In this way—writes Serao—she has become ‘the perfect woman spectator,’ laughing and crying with the indiscriminate, homogenous mass in the darkened auditorium. Bespeaking the regressive state and ‘womb-like’ sensations of watching cinema theorised by Jean-Louis Baudry in the 1960s, she concludes that:

[C]inema spectators are millions of simple souls who become so through one of the most bizarre miracles penetrating auditoria; indeed, the auditorium is a unique, simple soul (Serao 1916: 31).

Thus, Serao became a self-declared and converted cinephile in the same way as her friend Duse, mocking the moralising well-to-do (who targeted cinema producers, screenwriters, and divas) for arguing that the new modern invention is ‘immoral’ and ‘trivial’ (Serao 1918a). Earlier during the same year, Serao had written positively about Bertini’s and De Antoni’s La Tosca, though not before mentioning Giuseppe Giacosa’s and Luigi Illica’s ‘wonderful’ opera version (1900) that Puccini ‘skilfully, brilliantly, and sweetly’ set to music, and from which it is also adapted (Serao 1918b). Marvelling at the ‘scenic and artistic resources’ that artists had access to thanks to the availability of camera technology, Serao observes how ‘scenes could be shot on location in monumental churches, the Palazzo Farnese and the Castel Sant’Angelo’ (Serao 1918b). Describing the ‘fascinating’ Bertini in the starring role, she mentions her ‘insuperable silent art’ and her ‘splendid interpretation’ of Floria Tosca alongside the ‘sublime’ artists Gustavo Serena in the role of Cavaradossi, and Alfredo De Antoni as Scarpia. Reporting that critics’ reviews following its screening in Rome were enthusiastic, Serao announces that the projection will be accompanied by an orchestra and singers. Predicting that the cinema auditorium will be packed full of Neapolitan spectators given the low cost of tickets and the speed with which they were selling, she describes the film as ‘the greatest work of cinematic art thus far’ (Serao 1918b).


These insights into Bertini’s intergenerational ties and affective bonds with female actors, and in the case of Serao, writers, reveal momentary traces and examples of discerning female gazes through which (exceptional) middle-class women were moved, inspired, emboldened, and uplifted by one another’s performances.

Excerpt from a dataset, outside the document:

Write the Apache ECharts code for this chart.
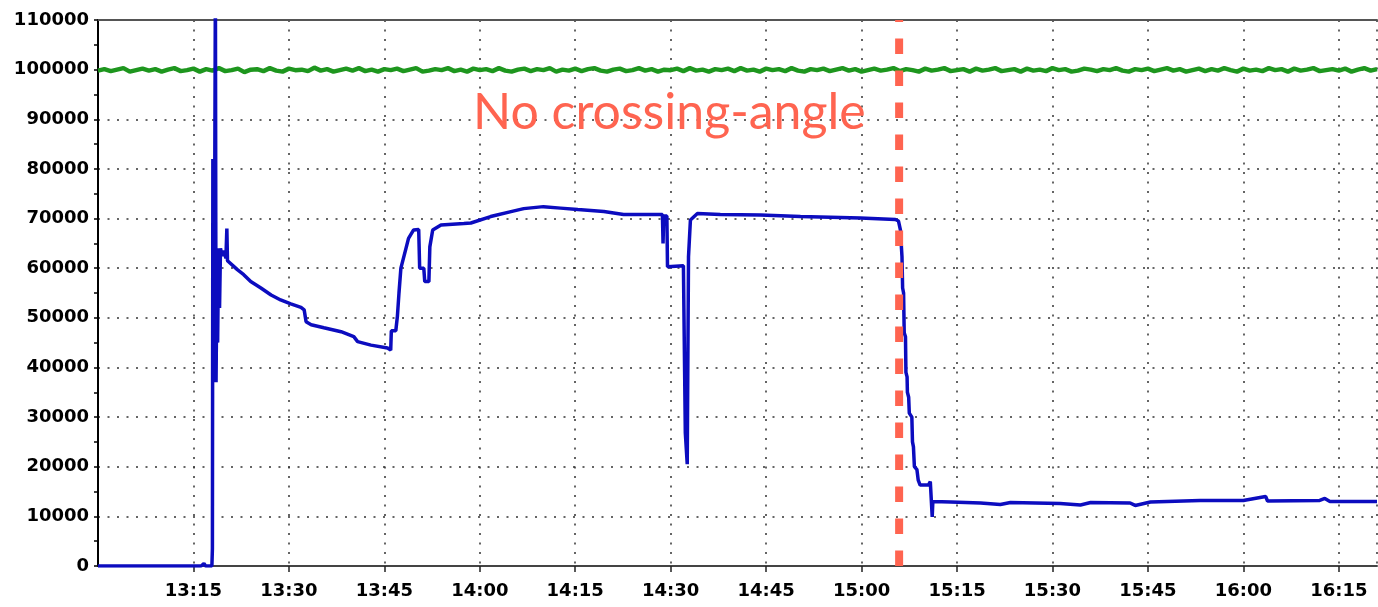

Serao’s published musings of female gazes in her fiction and journalism produced what Lawrence Grossberg has defined as a ‘productive network of empowerment’ among her and her women readers, including Bertini, an ‘affective alliance’ (Grossberg 1997: 44). As portents of modernity and intermediaries for women spectators, fans, and readers, Bertini’s encounters with Duse and her friendship with Serao was based on admiration and solidarity. This extended from them to spectators and readers, and back to Bertini, in a continuous positive feedback loop. In thinking about the fin de siècle melodramatic mode in which the ‘visual power [and] disruptive energy … of the women who are their subjects and the women who are their interpreters cannot be contained’ (Gundle 2020: 123), attention to the weight of feeling expressed by women spectators towards women performers can reveal much about what mattered to spectators.


Material in this article is drawn from the author’s book Gender, Writing, Spectatorships: Evenings at the Theatre, Opera, and Silent Screen in Late Nineteenth-Century Italy and Beyond (London & New York: Routledge, 2022).

[1] The ‘star text’ refers to the production and construction of the star persona across a range of media and cultural practices, including promotional material and publicity.

[2] For Brooks, the Magdalen figure is ‘a victimised woman’s body on which desire has inscribed an impossible history, a story of desire in an impasse.’ Her heavily surveyed spectre has arguably re-emerged in British celebrity culture in recent times in footage of the emotional outpouring at the death of Diana, Princess of Wales (1961-97), and the rise in popularity of reality TV with deceased celebrities, including Jade Goody (1981-2009) and, more recently, Caroline Flack (1979-2020).

[3] The term ‘epistemophilia’ was first coined as a type of ‘gaze’ by Laura Mulvey (Mulvey 1996: 59).